--- Instructions to follow ---
Copy out the listing that follows, exactly, without its pictures.
-- Begin Recorded data --
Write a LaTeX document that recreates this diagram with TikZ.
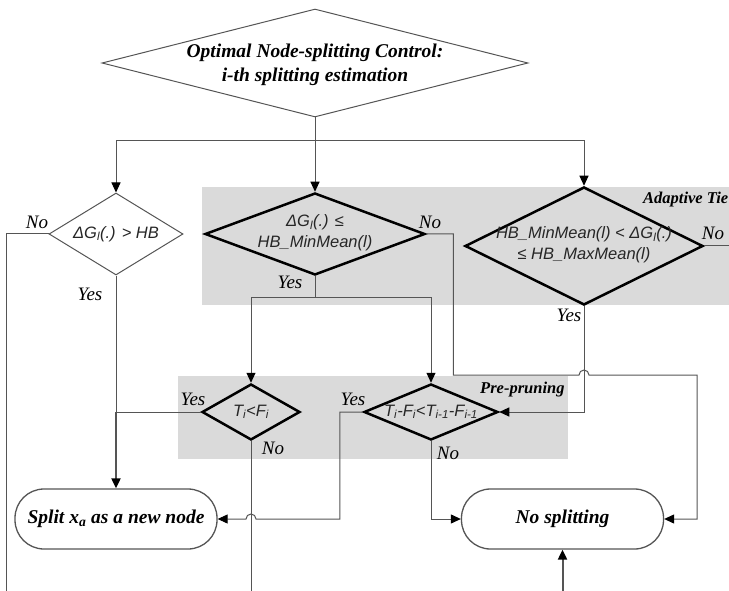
\documentclass[tikz,border=0pt]{standalone}
\usepackage{fontspec}
\setmainfont{Liberation Serif}
\newfontfamily\arialfont{Liberation Sans}
\usepackage{tikz}
\usetikzlibrary{shapes.geometric,arrows.meta}
\definecolor{tiegray}{RGB}{218,218,218}
\definecolor{linegray}{RGB}{85,85,85}

\begin{document}
\begin{tikzpicture}[x=1pt,y=-1pt,
      dia/.style={shape=diamond,inner sep=0pt},
      thindia/.style={dia,draw=linegray,line width=1pt,fill=white},
      thickdia/.style={dia,draw=black,line width=2.5pt},
      term/.style={draw=linegray,line width=1.3pt,rounded corners=29pt,fill=white,
        minimum width=202pt,minimum height=60pt,inner sep=0pt,
        font=\fontsize{19.5}{22}\selectfont\bfseries\itshape},
      zone/.style={fill=tiegray,draw=none},
      ztitle/.style={font=\fontsize{16.5}{18}\selectfont\bfseries\itshape,anchor=west,inner sep=0pt},
      cond/.style={font=\arialfont\fontsize{16.5}{21}\selectfont\itshape,align=center,inner sep=0pt,text=black!85},
      ans/.style={font=\fontsize{19}{20}\selectfont\itshape,inner sep=0pt},
      conn/.style={draw=linegray,line width=1pt},
      arr/.style={conn,-{Triangle[length=10pt,width=9pt,color=black]}}]
    \useasboundingbox (0,0) rectangle (729,591);
    \clip (0,0) rectangle (729,591);
    % shaded zones
    \path[zone] (202,187) rectangle (729,305);
    \path[zone] (178,376) rectangle (568,459);
    \node[ztitle](tietitle) at (643,200){Adaptive Tie};
    \node[ztitle](pretitle) at (480,390){Pre-pruning};
    % decisions
    \node[thindia,minimum width=426pt,minimum height=108pt](ctrl) at (315,63){};
    \node[font=\fontsize{19.5}{24}\selectfont\bfseries\itshape,align=center,inner sep=0pt](ctrltext) at (315,65)
      {Optimal Node-splitting Control:\\ i-th splitting estimation};
    \node[thindia,minimum width=134pt,minimum height=82pt](gainhb) at (116,234){};
    \node[cond](gainhbtext) at (116,234){ΔG\textsubscript{l}(.) > HB};
    \node[thickdia,minimum width=220pt,minimum height=82pt](gainmin) at (315,234){};
    \node[cond](gainmintext) at (315,233){ΔG\textsubscript{l}(.) ≤\\ HB\_MinMean(l)};
    \node[thickdia,minimum width=238pt,minimum height=118pt](gaintie) at (584,246){};
    \node[cond](gaintietext) at (584,245){HB\_MinMean(l) < ΔG\textsubscript{l}(.)\\ ≤ HB\_MaxMean(l)};
    \node[thickdia,minimum width=98pt,minimum height=56pt](tflt) at (251,412){};
    \node[cond](tflttext) at (251,412){T\textsubscript{i}<F\textsubscript{i}};
    \node[thickdia,minimum width=134pt,minimum height=56pt](tfdiff) at (431,412){};
    \node[cond](tfdifftext) at (431,412){T\textsubscript{i}-F\textsubscript{i}<T\textsubscript{i-1}-F\textsubscript{i-1}};
    % terminals
    \node[term](split) at (116,519){Split x\textsubscript{a} as a new node};
    \node[term](nosplit) at (562.5,519){No splitting};
    % yes / no
    \node[ans](hbno) at (37,222){No};
    \node[ans](hbyes) at (90,294){Yes};
    \node[ans](minno) at (430,222){No};
    \node[ans](minyes) at (290,282){Yes};
    \node[ans](tieno) at (713,233){No};
    \node[ans](tieyes) at (569,315){Yes};
    \node[ans](ltyes) at (193,399){Yes};
    \node[ans](ltno) at (273,448){No};
    \node[ans](diffyes) at (353,399){Yes};
    \node[ans](diffno) at (448,453){No};
    % connectors
    \coordinate(fork) at (315,141);
    \coordinate(yesjoin) at (116,412);
    \coordinate(minjoin) at (315,297);
    \coordinate(leftend) at (6,600);
    \coordinate(rightend) at (740,246);
    \coordinate(midend) at (251,600);
    \coordinate(botend) at (562.5,600);
    \draw[arr](ctrl.south)--(gainmin.north);
    \draw[arr](fork)-|(gainhb.north);
    \draw[arr](fork)-|(gaintie.north);
    \draw[conn](gainhb.west)-|(leftend);
    \draw[conn](gainhb.south)--(yesjoin);
    \draw[conn](tflt.west)--(yesjoin);
    \draw[arr,line width=2pt](yesjoin)--(split.north);
    \draw[conn](gainmin.south)--(minjoin);
    \draw[arr](minjoin)-|(tflt.north);
    \draw[arr](minjoin)-|(tfdiff.north);
    \draw[arr](gainmin.east)--++(27,0)|-(579,375)
      arc[start angle=180,end angle=0,radius=5pt]--(697,375)|-(nosplit.east);
    \draw[conn](gaintie.east)--(rightend);
    \draw[arr](gaintie.south)|-(tfdiff.east);
    \draw[conn](tflt.south)--(midend);
    \draw[arr](tfdiff.west)--++(-23,0)|-(256,519)
      arc[start angle=0,end angle=180,radius=5pt]--(split.east);
    \draw[arr](tfdiff.south)|-(nosplit.west);
    \draw[arr,line width=2pt](botend)--(nosplit.south);
  \end{tikzpicture}
\end{document}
-- End Recorded data --
--- Written answer ---
Write a LaTeX document that recreates this diagram with TikZ.
\documentclass[tikz,border=0pt]{standalone}
\usepackage{fontspec}
\setmainfont{Liberation Serif}
\newfontfamily\arialfont{Liberation Sans}
\usepackage{tikz}
\usetikzlibrary{shapes.geometric,arrows.meta}
\definecolor{tiegray}{RGB}{218,218,218}
\definecolor{linegray}{RGB}{85,85,85}

\begin{document}
\begin{tikzpicture}[x=1pt,y=-1pt,
      dia/.style={shape=diamond,inner sep=0pt},
      thindia/.style={dia,draw=linegray,line width=1pt,fill=white},
      thickdia/.style={dia,draw=black,line width=2.5pt},
      term/.style={draw=linegray,line width=1.3pt,rounded corners=29pt,fill=white,
        minimum width=202pt,minimum height=60pt,inner sep=0pt,
        font=\fontsize{19.5}{22}\selectfont\bfseries\itshape},
      zone/.style={fill=tiegray,draw=none},
      ztitle/.style={font=\fontsize{16.5}{18}\selectfont\bfseries\itshape,anchor=west,inner sep=0pt},
      cond/.style={font=\arialfont\fontsize{16.5}{21}\selectfont\itshape,align=center,inner sep=0pt,text=black!85},
      ans/.style={font=\fontsize{19}{20}\selectfont\itshape,inner sep=0pt},
      conn/.style={draw=linegray,line width=1pt},
      arr/.style={conn,-{Triangle[length=10pt,width=9pt,color=black]}}]
    \useasboundingbox (0,0) rectangle (729,591);
    \clip (0,0) rectangle (729,591);
    % shaded zones
    \path[zone] (202,187) rectangle (729,305);
    \path[zone] (178,376) rectangle (568,459);
    \node[ztitle](tietitle) at (643,200){Adaptive Tie};
    \node[ztitle](pretitle) at (480,390){Pre-pruning};
    % decisions
    \node[thindia,minimum width=426pt,minimum height=108pt](ctrl) at (315,63){};
    \node[font=\fontsize{19.5}{24}\selectfont\bfseries\itshape,align=center,inner sep=0pt](ctrltext) at (315,65)
      {Optimal Node-splitting Control:\\ i-th splitting estimation};
    \node[thindia,minimum width=134pt,minimum height=82pt](gainhb) at (116,234){};
    \node[cond](gainhbtext) at (116,234){ΔG\textsubscript{l}(.) > HB};
    \node[thickdia,minimum width=220pt,minimum height=82pt](gainmin) at (315,234){};
    \node[cond](gainmintext) at (315,233){ΔG\textsubscript{l}(.) ≤\\ HB\_MinMean(l)};
    \node[thickdia,minimum width=238pt,minimum height=118pt](gaintie) at (584,246){};
    \node[cond](gaintietext) at (584,245){HB\_MinMean(l) < ΔG\textsubscript{l}(.)\\ ≤ HB\_MaxMean(l)};
    \node[thickdia,minimum width=98pt,minimum height=56pt](tflt) at (251,412){};
    \node[cond](tflttext) at (251,412){T\textsubscript{i}<F\textsubscript{i}};
    \node[thickdia,minimum width=134pt,minimum height=56pt](tfdiff) at (431,412){};
    \node[cond](tfdifftext) at (431,412){T\textsubscript{i}-F\textsubscript{i}<T\textsubscript{i-1}-F\textsubscript{i-1}};
    % terminals
    \node[term](split) at (116,519){Split x\textsubscript{a} as a new node};
    \node[term](nosplit) at (562.5,519){No splitting};
    % yes / no
    \node[ans](hbno) at (37,222){No};
    \node[ans](hbyes) at (90,294){Yes};
    \node[ans](minno) at (430,222){No};
    \node[ans](minyes) at (290,282){Yes};
    \node[ans](tieno) at (713,233){No};
    \node[ans](tieyes) at (569,315){Yes};
    \node[ans](ltyes) at (193,399){Yes};
    \node[ans](ltno) at (273,448){No};
    \node[ans](diffyes) at (353,399){Yes};
    \node[ans](diffno) at (448,453){No};
    % connectors
    \coordinate(fork) at (315,141);
    \coordinate(yesjoin) at (116,412);
    \coordinate(minjoin) at (315,297);
    \coordinate(leftend) at (6,600);
    \coordinate(rightend) at (740,246);
    \coordinate(midend) at (251,600);
    \coordinate(botend) at (562.5,600);
    \draw[arr](ctrl.south)--(gainmin.north);
    \draw[arr](fork)-|(gainhb.north);
    \draw[arr](fork)-|(gaintie.north);
    \draw[conn](gainhb.west)-|(leftend);
    \draw[conn](gainhb.south)--(yesjoin);
    \draw[conn](tflt.west)--(yesjoin);
    \draw[arr,line width=2pt](yesjoin)--(split.north);
    \draw[conn](gainmin.south)--(minjoin);
    \draw[arr](minjoin)-|(tflt.north);
    \draw[arr](minjoin)-|(tfdiff.north);
    \draw[arr](gainmin.east)--++(27,0)|-(579,375)
      arc[start angle=180,end angle=0,radius=5pt]--(697,375)|-(nosplit.east);
    \draw[conn](gaintie.east)--(rightend);
    \draw[arr](gaintie.south)|-(tfdiff.east);
    \draw[conn](tflt.south)--(midend);
    \draw[arr](tfdiff.west)--++(-23,0)|-(256,519)
      arc[start angle=0,end angle=180,radius=5pt]--(split.east);
    \draw[arr](tfdiff.south)|-(nosplit.west);
    \draw[arr,line width=2pt](botend)--(nosplit.south);
  \end{tikzpicture}
\end{document}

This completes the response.